Cyril Ramaphosa’s R100 billion wake-up call
South Africa loses around R100 billion a year in government revenue each year from the illicit economy, which has flourished in the past few years.
This economy is dominated by the illicit cigarette and alcohol trade. These two subsectors cost the government over R50 billion in tax revenue.
The revenue is lost from the failure to collect excise taxes from this illegal industry, and the taxes from lost economic activity were legitimate products traded instead.
This is feedback from the Consumer Goods Council of South Africa (CGCSA), which described this as a wake-up call for the government, which appears to finally be taking action with regard to the surging illicit economy.
President Cyril Ramaphosa appears to have woken up to this destructive reality in his 2026 State of the Nation Address, which outlined some of the government’s efforts to tackle the scourge.
“We are also addressing the threat posed by the infiltration of illegal and counterfeit goods to South African jobs and industry,” Ramaphosa said in his SONA.
“We are establishing a national illicit economy disruption programme that brings together key state agencies and other stakeholders, including the private sector.”
“Through effective use of data analytics and AI, we will be targeting high-risk sectors like tobacco, fuel, alcohol and other counterfeit products.”
This crackdown comes too late for British American Tobacco’s (BAT) Heidelberg plant, which is set to be mothballed at the end of the year as illicit cigarettes make up 75% of the market.
The CGCSA said this appears to be the first decisive intervention against South Africa’s surging illicit economy, which it estimates cost South Africa R100 billion in lost tax revenue and economic activity every year.
“The illicit economy is eroding South Africa’s economy and destroying legitimate industries. The planned closure of BAT’s Heidelberg factory, threatening 35,000 jobs, is a stark warning,” it said.

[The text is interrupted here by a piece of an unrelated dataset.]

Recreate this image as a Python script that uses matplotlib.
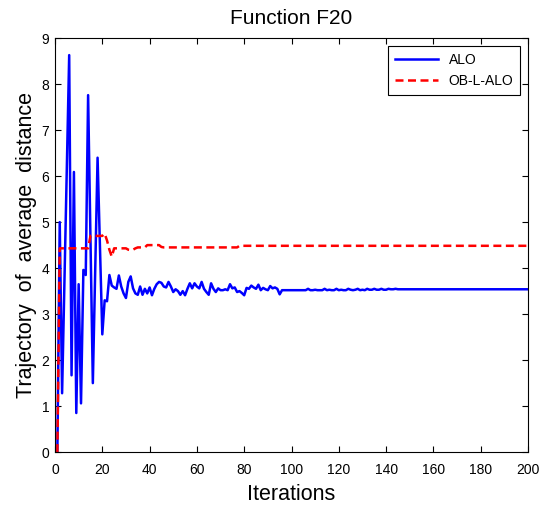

“The National Illicit Disruption Programme is the wake-up call the country needs and a positive response to a scourge which has become a national crisis, one that must be pursued with the same urgency and coordination as Operation Vulindlela.”
It said that collaboration across government, law enforcement, labour unions, and the business sector is essential to protect citizens from unsafe counterfeit goods and to restore fiscal stability.
Cracking down

In theory, Ramaphosa’s crackdown heralds a new era where the illicit trade will be effectively tackled in South Africa. In practice, this will be much more difficult to achieve.
The factors that resulted in the surge of the illicit industry are structural, with the hollowing out of SARS in the 2010s and repeated excise tax increases driving sustained interest from South Africans in the illicit sector.
The CGCSA has previously warned that South Africans are no longer choosing illicit alternatives due to ease of access, but simply because they are significantly cheaper than legitimate products.
This has been driven by repeated above-inflation excise tax increases, which make legitimate products largely unaffordable for South Africans.
As a result, a law enforcement crackdown is unlikely to resolve the root causes of the rise in the illicit economy.
However, the CGCSA explained that the illicit economy is so large in South Africa that increase law enforcement activity can have a meaningful impact on reducing its size and the impact on legitimate businesses.
In partnership with more than 20 industry associations, the CGCSA has launched Illicit Economy Task Forces to press for urgent interventions from Government, Parliament and the collective Nedlac social partners.
These Task Forces, which include brand owners, retailers, manufacturers, logistics providers and leaders across multiple sectors, are mobilising to advance a secure and legitimate South African economy.
“The effectiveness of these efforts depends on the Nedlac social partners collectively driving enforcement, aligning policy and closing systemic gaps,” it said.
“Only through genuine multi-stakeholder collaboration and decisive action can South Africa safeguard national revenue, protect jobs across industries, strengthen economic resilience and restore competitiveness in the global marketplace.”
The council called on South Africa to adopt GS1 standards as a cornerstone of the fight against the illicit economy. These standards are already embedded across supply chains in more than 120 countries.
By enabling unique product identification, standardised data capture and information sharing, GS1 standards empower regulators, law enforcement and businesses to close loopholes exploited by illicit traders.